37 percent of the new vehicles sold in the United States in the first seven months of 2017 were passenger cars. That’s correct. 63 percent of the new vehicles now sold in America are pickup trucks, SUVs, crossovers, and vans.
But how did we get to this 37-percent basement? When did we get here ? How long did it take to get here? And is it really the basement?
Answers: we got here with the rise of crossovers, we began the approach to our current destination in 2013 (though the rate at which we approached has rapidly increased), and we might not be at the end of our journey quite yet.
“This was the harshest move in consumer preference the industry has ever seen,” Toyota executive vice president for North American sales, Bob Carter, tells Wards Auto.
To critics who suggest Toyota, and the industry at large, didn’t see the move coming, Carter points right at the auto industry’s own trend-spotting. “Did the industry see it coming? Yes, or you wouldn’t have what you have today.”New vehicles in new sectors, such as Toyota’s C-HR and the RAV4 Hybrid, don’t simply fall from the sky. The new vehicles Toyota is selling this year are the fruit of a product cycle that began half a decade ago.

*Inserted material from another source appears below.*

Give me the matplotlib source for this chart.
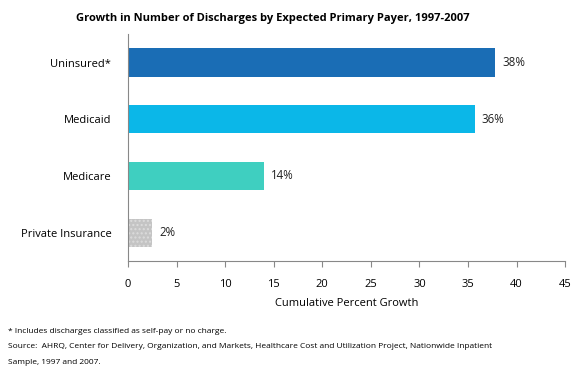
import matplotlib.pyplot as plt
import numpy as np

# data
payers = ["Uninsured*", "Medicaid", "Medicare", "Private Insurance"]
growth = [37.8, 35.7, 14.0, 2.5]
labels = ["38%", "36%", "14%", "2%"]
colors = ["#1a6db5", "#0bb7e8", "#3fcfc0", "#c4c4c4"]

plt.rcParams['font.family'] = ['Open Sans', 'DejaVu Sans']

fig = plt.figure(figsize=(5.82, 3.8), dpi=100)
ax = fig.add_axes([0.22, 0.313, 0.751, 0.597])

y = np.arange(len(payers))
bars = ax.barh(y, growth, height=0.5, color=colors)
# dotted look for private insurance
bars[3].set_hatch('....')
bars[3].set_edgecolor('#dcdcdc')
bars[3].set_linewidth(0)

for b, lab in zip(bars, labels):
    ax.text(b.get_width() + 0.7, b.get_y() + b.get_height() / 2, lab,
            va='center', ha='left', fontsize=8.3, color='#222222')

ax.set_ylim(3.5, -0.5)
ax.set_xlim(0, 45)
ax.set_xticks(np.arange(0, 46, 5))
ax.set_yticks(y)
ax.set_yticklabels(payers, fontsize=8)
ax.tick_params(axis='y', length=0, pad=12)
ax.tick_params(axis='x', length=4, color='#888888', labelsize=8, pad=9)
for s in ['top', 'right']:
    ax.spines[s].set_visible(False)
for s in ['left', 'bottom']:
    ax.spines[s].set_color('#888888')
ax.set_xlabel("Cumulative Percent Growth", fontsize=8, labelpad=6)

fig.text(0.469, 0.952, "Growth in Number of Discharges by Expected Primary Payer, 1997-2007",
         ha='center', va='center', fontsize=8, fontweight='bold')

fig.text(0.014, 0.127, "* Includes discharges classified as self-pay or no charge.",
         fontsize=6.0, va='center')
fig.text(0.014, 0.087, "Source:  AHRQ, Center for Delivery, Organization, and Markets, Healthcare Cost and Utilization Project, Nationwide Inpatient",
         fontsize=6.0, va='center')
fig.text(0.014, 0.047, "Sample, 1997 and 2007.", fontsize=6.0, va='center')

fig.savefig("out.png", dpi=100)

Whatever the cause of the shift — and there are fuel economy regulations and fuel prices and AWD marketing all at play, among other factors — the shift has been noteworthy both for the degree to which traditional passenger cars have lost their hold on the market and because of the speed with which they lost that hold.
Now the mission is to determine whether the shift is complete, whether a 37/63 split represents the basement for passenger cars. Carter has said in the past that the current state of passenger car market share is likely to hold steady.
The investment in Toyota’s Kentucky Camry plant — there are now more workers at the Georgetown plant than ever before — speaks to Toyota’s belief that the car sector has reached bottom.
A five-year trend suggests otherwise.